Shark Tank Investor Explains Why He Cut 27 Crypto Bets

  • O’Leary exited 27 tokens, holding only Bitcoin and Ethereum for core allocation.
  • Regulation delays and the CLARITY Act progress influence institutional crypto participation.
  • Energy, permits, and infrastructure now shape crypto investment returns beyond tokens.

Shark Tank Investor Kevin O’Leary explained his crypto portfolio reset this week in a CoinDesk interview. The Shark Tank investor detailed why he exited 27 crypto positions. He said he consolidated into Bitcoin and Ethereum after internal analysis showed most tokens failed to add measurable returns, while regulation delays influenced timing.

O’Leary said the decision followed analyst reviews in early October, before a broader market dip on October 20. He explained that BTC and ETH recovered faster than smaller tokens after the decline. As a result, he kept his crypto allocation near 19 percent, while reducing exposure breadth.

Why O’Leary Now Holds Only Bitcoin and Ethereum

O’Leary said index-style analysis drove the consolidation, not narratives or community support. He said two assets captured more than 97 percent of crypto market volatility and returns. Therefore, he said, additional tokens added compliance burden without improving performance.

He added that institutional allocators prioritize liquidity and operational simplicity. Sovereign funds and pensions, he said, avoid managing dozens of positions under regulatory scrutiny. Consequently, O’Leary described Bitcoin and Ethereum as the only assets large allocators consistently evaluate.

O’Leary also addressed Ethereum’s role in payments infrastructure. He noted that more than 70 percent of stablecoin transactions run on Ethereum, based on industry data. However, he said even that advantage does not guarantee long-term dominance beyond current usage.

Solana, Software, and the Limits of Token Narratives

Turning to competing blockchains, O’Leary addressed claims that Solana could overtake Ethereum. He said Solana faces a “Sisyphean task” because it lacks comparable narrative reach and institutional focus. He added that many chains offer similar technical features, yet fail to gain sustained allocation interest.

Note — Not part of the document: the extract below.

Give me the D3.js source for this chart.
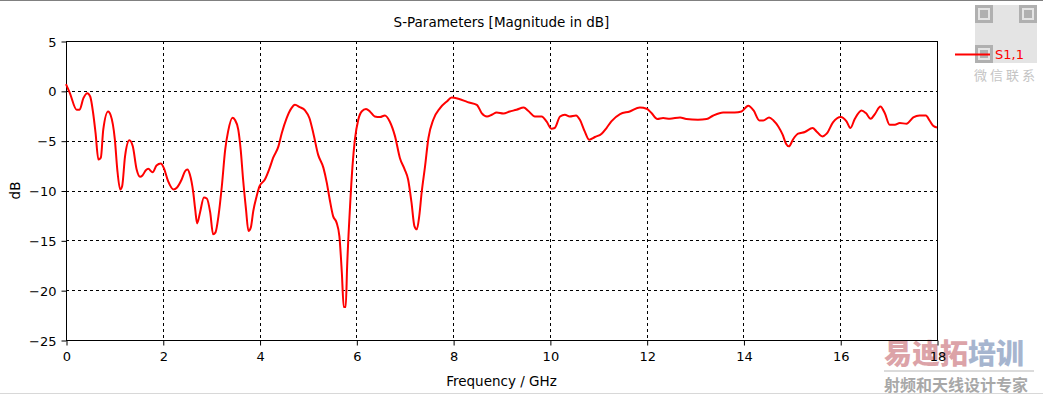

O’Leary repeatedly framed blockchains as software products rather than scarce assets. He said allocators rarely reward technical differences without proven liquidity advantages. As a result, he argued that most alternative tokens remain highly correlated with Bitcoin, limiting diversification benefits.

He also discussed private blockchains developed by large institutions. According to O’Leary, some financial firms prefer systems they fully control for security reasons. That approach, he said, could bypass public chains entirely for certain payment and settlement uses.

Power, Permits, and the Push Beyond Tokens

After reducing token exposure, O’Leary said he redirected capital toward energy and infrastructure. He described power access as more valuable than Bitcoin itself, given rising demand from miners and data centers. Notably, he cited projects in Norway, Finland, Alberta, and the United States with sub-six-cent power costs.

O’Leary said land, water, permits, and grid access now define competitive advantage. He explained that permitting delays in jurisdictions like New York forced earlier projects abroad. However, he added that some regions now offer faster approvals, attracting large-scale investment.

He also discussed public and private exposure choices. While he holds equities like Coinbase and Robinhood, he said most infrastructure investments remain private. According to O’Leary, those projects target returns between 11 and 17 percent, driven by energy contracts rather than token prices.

Related: Bitcoin and Ethereum Lead $1.17 Billion Crypto Fund Outflows

Regulation, Stablecoins, and the Clarity Act Timeline

Regulation was important to O’Leary’s outlook for Bitcoin and Ethereum. He said meaningful price appreciation depends on passing U.S. market structure legislation, often called the CLARITY Act. Without it, he argued, major institutions remain sidelined by compliance limits.

O’Leary highlighted stablecoin yield as the primary obstacle. He criticized rules that allow banks to earn interest spreads while restricting similar returns for stablecoin holders. Consequently, he said Coinbase withdrew support until lawmakers address the imbalance.

Despite delays, O’Leary predicted progress soon. He said bipartisan staff negotiations continue, with stablecoin yield dominating discussions. Based on those talks, he estimated the bill could pass by May 15.

O’Leary said disciplined analysis drove his exit from 27 crypto positions, leaving Bitcoin and Ethereum as core holdings. He emphasized software limits, institutional behavior, and regulatory barriers throughout the discussion. He also tied crypto’s future returns to power infrastructure, permits and pending U.S. legislation.